** Begin Dataset excerpt **
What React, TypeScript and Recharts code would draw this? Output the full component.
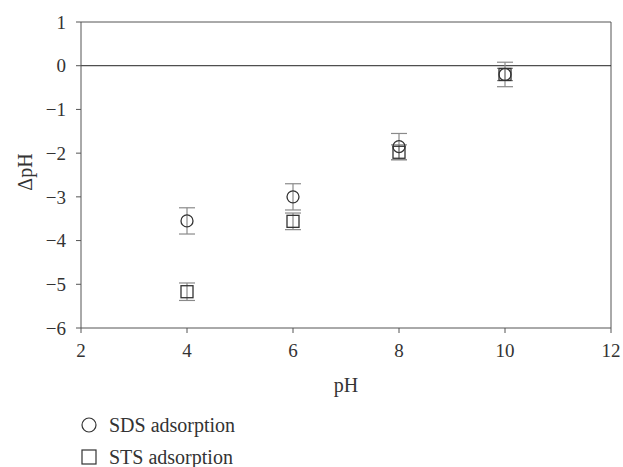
import React from "react";
import {
  ErrorBar,
  ReferenceLine,
  Scatter,
  ScatterChart,
  XAxis,
  YAxis,
} from "recharts";

const phValues = [4, 6, 8, 10];
const sdsDelta = [-3.55, -3.0, -1.85, -0.2];
const sdsError = [0.3, 0.3, 0.3, 0.28];
const stsDelta = [-5.17, -3.56, -1.98, -0.2];
const stsError = [0.2, 0.19, 0.17, 0.14];
const xTicks = [2, 4, 6, 8, 10, 12];
const yTicks = [1, 0, -1, -2, -3, -4, -5, -6];
const seriesNames = ["SDS adsorption", "STS adsorption"];

const FONT = '"Liberation Serif", "Times New Roman", "DejaVu Serif", serif';
const AXIS = "#555";
const MARK = "#333";
const BAR = "#8a8a8a";

const sdsData = phValues.map((ph, i) => ({ ph, delta: sdsDelta[i], err: sdsError[i] }));
const stsData = phValues.map((ph, i) => ({ ph, delta: stsDelta[i], err: stsError[i] }));

function fmt(v: number): string {
  return v < 0 ? `\u2212${Math.abs(v)}` : String(v);
}

function HollowCircle(props: any) {
  const { cx, cy } = props;
  return <circle cx={cx} cy={cy} r={6} fill="none" stroke={MARK} strokeWidth={1.3} />;
}

function HollowSquare(props: any) {
  const { cx, cy } = props;
  return (
    <rect x={cx - 6} y={cy - 6} width={12} height={12} fill="none" stroke={MARK} strokeWidth={1.3} />
  );
}

function LegendBox() {
  return (
    <div
      style={{
        position: "absolute",
        left: 81,
        top: 409,
        fontFamily: FONT,
        fontSize: 20,
        color: "#333",
      }}
    >
      {seriesNames.map((name, i) => (
        <div key={name} style={{ display: "flex", alignItems: "center", height: 32 }}>
          <svg width={16} height={16} style={{ marginRight: 12 }}>
            {i === 0 ? (
              <circle cx={8} cy={8} r={7} fill="none" stroke={MARK} strokeWidth={1.2} />
            ) : (
              <rect x={1} y={1} width={14} height={14} fill="none" stroke={MARK} strokeWidth={1.2} />
            )}
          </svg>
          <span>{name}</span>
        </div>
      ))}
    </div>
  );
}

export default function App() {
  const tick = { fontSize: 19, fill: "#333", fontFamily: FONT };
  return (
    <div style={{ position: "absolute", left: 0, top: 0, width: 623, height: 467, background: "#fff" }}>
      <ScatterChart
        width={623}
        height={467}
        margin={{ top: 22, right: 12, left: 41, bottom: 109 }}
        style={{ fontFamily: FONT }}
      >
        <XAxis
          type="number"
          dataKey="ph"
          domain={[2, 12]}
          ticks={xTicks}
          tick={tick}
          tickSize={5}
          tickMargin={11}
          stroke={AXIS}
          height={30}
          label={({ viewBox }: any) => (
            <text
              x={viewBox.x + viewBox.width / 2}
              y={392}
              textAnchor="middle"
              fontSize={20}
              fontFamily={FONT}
              fill="#333"
            >
              pH
            </text>
          )}
        />
        <YAxis
          type="number"
          dataKey="delta"
          domain={[-6, 1]}
          ticks={yTicks}
          tick={tick}
          tickFormatter={fmt}
          tickSize={5}
          tickMargin={10}
          stroke={AXIS}
          width={40}
          label={({ viewBox }: any) => (
            <text
              x={25}
              y={viewBox.y + viewBox.height / 2 - 3}
              textAnchor="middle"
              dominantBaseline="central"
              fontSize={20}
              fontFamily={FONT}
              fill="#333"
              transform={`rotate(-90 25 ${viewBox.y + viewBox.height / 2 - 3})`}
            >
              ΔpH
            </text>
          )}
        />
        <ReferenceLine y={1} stroke={AXIS} strokeWidth={1} />
        <ReferenceLine x={12} stroke={AXIS} strokeWidth={1} />
        <ReferenceLine y={0} stroke="#222" strokeWidth={1} />
        <Scatter name={seriesNames[0]} data={sdsData} shape={HollowCircle} isAnimationActive={false}>
          <ErrorBar dataKey="err" direction="y" width={8} stroke={BAR} strokeWidth={1.2} />
        </Scatter>
        <Scatter name={seriesNames[1]} data={stsData} shape={HollowSquare} isAnimationActive={false}>
          <ErrorBar dataKey="err" direction="y" width={8} stroke={BAR} strokeWidth={1.2} />
        </Scatter>
      </ScatterChart>
      <LegendBox />
    </div>
  );
}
** End Dataset excerpt **
▶ _What you should do_:
Print each line of the material above exactly, with the pictures removed from your copy.

▶ _Solution_:
What React, TypeScript and Recharts code would draw this? Output the full component.
import React from "react";
import {
  ErrorBar,
  ReferenceLine,
  Scatter,
  ScatterChart,
  XAxis,
  YAxis,
} from "recharts";

const phValues = [4, 6, 8, 10];
const sdsDelta = [-3.55, -3.0, -1.85, -0.2];
const sdsError = [0.3, 0.3, 0.3, 0.28];
const stsDelta = [-5.17, -3.56, -1.98, -0.2];
const stsError = [0.2, 0.19, 0.17, 0.14];
const xTicks = [2, 4, 6, 8, 10, 12];
const yTicks = [1, 0, -1, -2, -3, -4, -5, -6];
const seriesNames = ["SDS adsorption", "STS adsorption"];

const FONT = '"Liberation Serif", "Times New Roman", "DejaVu Serif", serif';
const AXIS = "#555";
const MARK = "#333";
const BAR = "#8a8a8a";

const sdsData = phValues.map((ph, i) => ({ ph, delta: sdsDelta[i], err: sdsError[i] }));
const stsData = phValues.map((ph, i) => ({ ph, delta: stsDelta[i], err: stsError[i] }));

function fmt(v: number): string {
  return v < 0 ? `\u2212${Math.abs(v)}` : String(v);
}

function HollowCircle(props: any) {
  const { cx, cy } = props;
  return <circle cx={cx} cy={cy} r={6} fill="none" stroke={MARK} strokeWidth={1.3} />;
}

function HollowSquare(props: any) {
  const { cx, cy } = props;
  return (
    <rect x={cx - 6} y={cy - 6} width={12} height={12} fill="none" stroke={MARK} strokeWidth={1.3} />
  );
}

function LegendBox() {
  return (
    <div
      style={{
        position: "absolute",
        left: 81,
        top: 409,
        fontFamily: FONT,
        fontSize: 20,
        color: "#333",
      }}
    >
      {seriesNames.map((name, i) => (
        <div key={name} style={{ display: "flex", alignItems: "center", height: 32 }}>
          <svg width={16} height={16} style={{ marginRight: 12 }}>
            {i === 0 ? (
              <circle cx={8} cy={8} r={7} fill="none" stroke={MARK} strokeWidth={1.2} />
            ) : (
              <rect x={1} y={1} width={14} height={14} fill="none" stroke={MARK} strokeWidth={1.2} />
            )}
          </svg>
          <span>{name}</span>
        </div>
      ))}
    </div>
  );
}

export default function App() {
  const tick = { fontSize: 19, fill: "#333", fontFamily: FONT };
  return (
    <div style={{ position: "absolute", left: 0, top: 0, width: 623, height: 467, background: "#fff" }}>
      <ScatterChart
        width={623}
        height={467}
        margin={{ top: 22, right: 12, left: 41, bottom: 109 }}
        style={{ fontFamily: FONT }}
      >
        <XAxis
          type="number"
          dataKey="ph"
          domain={[2, 12]}
          ticks={xTicks}
          tick={tick}
          tickSize={5}
          tickMargin={11}
          stroke={AXIS}
          height={30}
          label={({ viewBox }: any) => (
            <text
              x={viewBox.x + viewBox.width / 2}
              y={392}
              textAnchor="middle"
              fontSize={20}
              fontFamily={FONT}
              fill="#333"
            >
              pH
            </text>
          )}
        />
        <YAxis
          type="number"
          dataKey="delta"
          domain={[-6, 1]}
          ticks={yTicks}
          tick={tick}
          tickFormatter={fmt}
          tickSize={5}
          tickMargin={10}
          stroke={AXIS}
          width={40}
          label={({ viewBox }: any) => (
            <text
              x={25}
              y={viewBox.y + viewBox.height / 2 - 3}
              textAnchor="middle"
              dominantBaseline="central"
              fontSize={20}
              fontFamily={FONT}
              fill="#333"
              transform={`rotate(-90 25 ${viewBox.y + viewBox.height / 2 - 3})`}
            >
              ΔpH
            </text>
          )}
        />
        <ReferenceLine y={1} stroke={AXIS} strokeWidth={1} />
        <ReferenceLine x={12} stroke={AXIS} strokeWidth={1} />
        <ReferenceLine y={0} stroke="#222" strokeWidth={1} />
        <Scatter name={seriesNames[0]} data={sdsData} shape={HollowCircle} isAnimationActive={false}>
          <ErrorBar dataKey="err" direction="y" width={8} stroke={BAR} strokeWidth={1.2} />
        </Scatter>
        <Scatter name={seriesNames[1]} data={stsData} shape={HollowSquare} isAnimationActive={false}>
          <ErrorBar dataKey="err" direction="y" width={8} stroke={BAR} strokeWidth={1.2} />
        </Scatter>
      </ScatterChart>
      <LegendBox />
    </div>
  );
}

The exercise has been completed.